Creating Custom Steps
SpiderChef's extensibility comes from its ability to define custom steps. This guide shows you how to create your own steps for specialized extraction needs.
Step Types
SpiderChef provides two base classes for creating custom steps:
SyncStep: For synchronous operationsAsyncStep: For asynchronous operations
Creating a Basic Synchronous Step
Here's how to create a simple synchronous step:
from spiderchef import SyncStep, Recipe
from typing import Any
class HelloStep(SyncStep):
# Step parameters (become constructor arguments)
person_name: str
def _execute(self, recipe: Recipe, previous_output: Any = None) -> str:
"""Execute the step logic."""
return f"Hello there, {self.person_name}!"
Creating an Asynchronous Step
For operations that require asynchronous execution, use AsyncStep:
import asyncio
from spiderchef import AsyncStep, Recipe
from typing import Any
class SleepStep(AsyncStep):
sleep_time: int = 5 # Default value
async def _execute(self, recipe: Recipe, previous_output: Any = None) -> Any:
"""Execute the asynchronous step logic."""
await asyncio.sleep(self.sleep_time)
return previous_output # Pass through the previous output
Registering Custom Steps
To use your custom steps in recipes, you need to register them with the step registry:
from spiderchef import STEP_REGISTRY, Recipe
# Create a custom step registry
CUSTOM_STEP_REGISTRY = {
**STEP_REGISTRY, # Include all built-in steps
"hello": HelloStep,
"sleep": SleepStep
}
# Set the custom registry for your recipes
Recipe.step_registry = CUSTOM_STEP_REGISTRY
Using Custom Steps in YAML Recipes
Once registered, you can use your custom steps in YAML recipes:
name: CustomStepExample
base_url: https://example.com
steps:
- type: hello
name: greeting
person_name: Alice
- type: sleep
name: pause
sleep_time: 2
Using Custom Steps Programmatically
You can also use custom steps when creating recipes programmatically:
from spiderchef import Recipe
recipe = Recipe(
base_url="https://example.com",
name="Example",
steps=[
HelloStep(name="Saying Hello", person_name="George"),
SleepStep(name="Sleeping", sleep_time=3),
],
)
# Run the recipe
asyncio.run(recipe.cook())
Advanced Step Features
Handling Previous Output
Steps receive the output of the previous step, allowing you to chain operations:
class TransformStep(SyncStep):
transform_type: str = "uppercase"
def _execute(self, recipe: Recipe, previous_output: Any = None) -> Any:
if not isinstance(previous_output, str):
return previous_output
if self.transform_type == "uppercase":
return previous_output.upper()
elif self.transform_type == "lowercase":
return previous_output.lower()
return previous_output
Accessing Recipe Variables
Steps can access recipe variables:
class GreetingStep(SyncStep):
def _execute(self, recipe: Recipe, previous_output: Any = None) -> str:
user_name = recipe.variables.get("user_name", "Guest")

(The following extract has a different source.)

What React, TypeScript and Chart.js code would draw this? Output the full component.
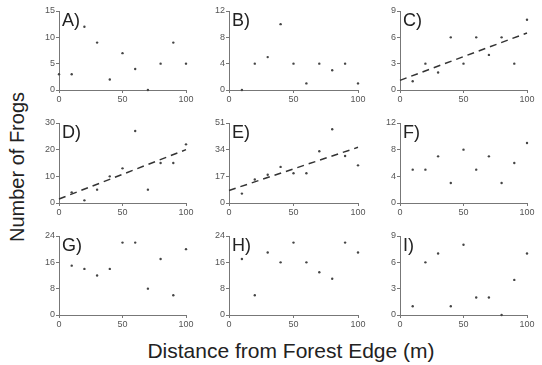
import React, { useEffect, useRef } from "react";
import { Chart, registerables } from "chart.js";
Chart.register(...registerables);

const panelLabels = ["A)", "B)", "C)", "D)", "E)", "F)", "G)", "H)", "I)"];
const distancesA = [0, 10, 20, 30, 40, 50, 60, 70, 80, 90, 100];
const distances = [10, 20, 30, 40, 50, 60, 70, 80, 90, 100];
const frogsA = [3, 3, 12, 9, 2, 7, 4, 0, 5, 9, 5];
const frogsB = [0, 4, 5, 10, 4, 1, 4, 3, 4, 1];
const frogsC = [1, 3, 2, 6, 3, 6, 4, 6, 3, 8];
const frogsD = [4, 1, 5, 10, 13, 27, 5, 15, 15, 22];
const frogsE = [6, 15, 18, 23, 19, 19, 33, 47, 30, 24];
const frogsF = [5, 5, 7, 3, 8, 5, 7, 3, 6, 9];
const frogsG = [15, 14, 12, 14, 22, 22, 8, 17, 6, 20];
const frogsH = [17, 6, 19, 16, 22, 16, 13, 11, 22, 19];
const frogsI = [1, 6, 7, 1, 8, 2, 2, 0, 4, 7];
const yMax = [15, 12, 9, 30, 51, 12, 24, 24, 9];
const yStep = [5, 4, 3, 10, 17, 4, 8, 8, 3];
const xTickStep = 50;
// trend lines: [value at 0, value at 100]
const trendC = [1.1, 6.5];
const trendD = [1.5, 20];
const trendE = [8, 35.5];

const panelX = [distancesA, distances, distances, distances, distances, distances, distances, distances, distances];
const panelY = [frogsA, frogsB, frogsC, frogsD, frogsE, frogsF, frogsG, frogsH, frogsI];
const panelTrend: (number[] | null)[] = [null, null, trendC, trendD, trendE, null, null, null, null];

const colLeft = [59, 229, 400];
const colRight = [186, 358, 527];
const rowTop = [11, 123, 236];
const rowBottom = [90, 203, 315];
const Y_AXIS_W = 28;
const X_AXIS_H = 18;
const PAD_TOP = 7;
const PAD_RIGHT = 10;

const FONT = "'Liberation Sans', Arial, sans-serif";

function Panel({ idx }: { idx: number }) {
  const ref = useRef<HTMLCanvasElement>(null);
  const col = idx % 3;
  const row = Math.floor(idx / 3);
  const left = colLeft[col] - Y_AXIS_W;
  const top = rowTop[row] - PAD_TOP;
  const width = colRight[col] - colLeft[col] + Y_AXIS_W + PAD_RIGHT;
  const height = rowBottom[row] - rowTop[row] + PAD_TOP + X_AXIS_H;

  useEffect(() => {
    if (!ref.current) return;
    const pts = panelX[idx].map((x, i) => ({ x, y: panelY[idx][i] }));
    const datasets: any[] = [
      {
        type: "scatter",
        data: pts,
        pointRadius: 1.2,
        pointBackgroundColor: "#444",
        pointBorderWidth: 0,
        clip: false,
      },
    ];
    const tr = panelTrend[idx];
    if (tr) {
      datasets.push({
        type: "line",
        data: [
          { x: 0, y: tr[0] },
          { x: 100, y: tr[1] },
        ],
        borderColor: "#333",
        borderWidth: 1.5,
        borderDash: [7, 5],
        pointRadius: 0,
        fill: false,
        clip: false,
      });
    }
    const tickFont = { size: 9, family: FONT };
    const chart = new Chart(ref.current, {
      type: "scatter",
      data: { datasets },
      options: {
        responsive: false,
        animation: false,
        layout: { padding: { left: 0, top: PAD_TOP, right: PAD_RIGHT, bottom: 0 } },
        plugins: { legend: { display: false }, tooltip: { enabled: false } },
        scales: {
          x: {
            type: "linear",
            min: 0,
            max: 100,
            ticks: { stepSize: xTickStep, font: tickFont, color: "#555", padding: 1, maxRotation: 0 },
            grid: { drawOnChartArea: false, tickLength: 3, color: "#777" },
            border: { color: "#777", width: 1 },
            afterFit: (s: any) => {
              s.height = X_AXIS_H;
            },
          },
          y: {
            type: "linear",
            min: 0,
            max: yMax[idx],
            ticks: { stepSize: yStep[idx], font: tickFont, color: "#555", padding: 1 },
            grid: { drawOnChartArea: false, tickLength: 3, color: "#777" },
            border: { color: "#777", width: 1 },
            afterFit: (s: any) => {
              s.width = Y_AXIS_W;
            },
          },
        },
      } as any,
    });
    return () => chart.destroy();
  }, [idx]);

  return (
    <>
      <canvas
        ref={ref}
        width={width}
        height={height}
        style={{ position: "absolute", left, top, width, height }}
      />
      <div
        style={{
          position: "absolute",
          left: colLeft[col] + 3,
          top: rowTop[row] - 1,
          fontFamily: FONT,
          fontSize: 18,
          lineHeight: "20px",
          color: "#222",
        }}
      >
        {panelLabels[idx]}
      </div>
    </>
  );
}

export default function App() {
  return (
    <div
      style={{
        position: "absolute",
        left: 0,
        top: 0,
        width: 542,
        height: 365,
        background: "#fff",
        overflow: "hidden",
      }}
    >
      {panelLabels.map((_, i) => (
        <Panel key={i} idx={i} />
      ))}
      <div
        style={{
          position: "absolute",
          left: 17 - 100,
          top: 167 - 12,
          width: 200,
          height: 24,
          lineHeight: "24px",
          textAlign: "center",
          transform: "rotate(-90deg)",
          fontFamily: FONT,
          fontSize: 20,
          color: "#222",
        }}
      >
        Number of Frogs
      </div>
      <div
        style={{
          position: "absolute",
          left: 291 - 200,
          top: 339,
          width: 400,
          lineHeight: "24px",
          textAlign: "center",
          fontFamily: FONT,
          fontSize: 21,
          color: "#222",
        }}
      >
        Distance from Forest Edge (m)
      </div>
    </div>
  );
}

return f"Hello, {user_name}!"
Error Handling
Implement robust error handling in your steps:
from spiderchef.exceptions import StepError
class DivideStep(SyncStep):
divisor: int
def _execute(self, recipe: Recipe, previous_output: Any = None) -> float:
try:
numerator = float(previous_output)
if self.divisor == 0:
raise ValueError("Cannot divide by zero")
return numerator / self.divisor
except (ValueError, TypeError) as e:
raise StepError(f"Division error: {str(e)}")
Complete Example
Here's a complete example showing how to create and use custom steps:
import asyncio
from typing import Any, Dict, List, Optional
from spiderchef import STEP_REGISTRY, AsyncStep, Recipe, SyncStep
# Define custom steps
class HelloStep(SyncStep):
person_name: str
def _execute(self, recipe: Recipe, previous_output: Any = None) -> str:
return f"Hello there, {self.person_name}!"
class SleepStep(AsyncStep):
sleep_time: int = 5
async def _execute(self, recipe: Recipe, previous_output: Any = None) -> Any:
await asyncio.sleep(self.sleep_time)
return previous_output
# Register custom steps
CUSTOM_STEP_REGISTRY = {**STEP_REGISTRY, "hello": HelloStep, "sleep": SleepStep}
Recipe.step_registry = CUSTOM_STEP_REGISTRY
# Create a recipe using custom steps
recipe = Recipe(
base_url="https://example.com",
name="Example",
steps=[
HelloStep(name="Saying Hello", person_name="George"),
SleepStep(name="Sleeping", sleep_time=3),
],
)
# Run the recipe
result = asyncio.run(recipe.cook())
print(result)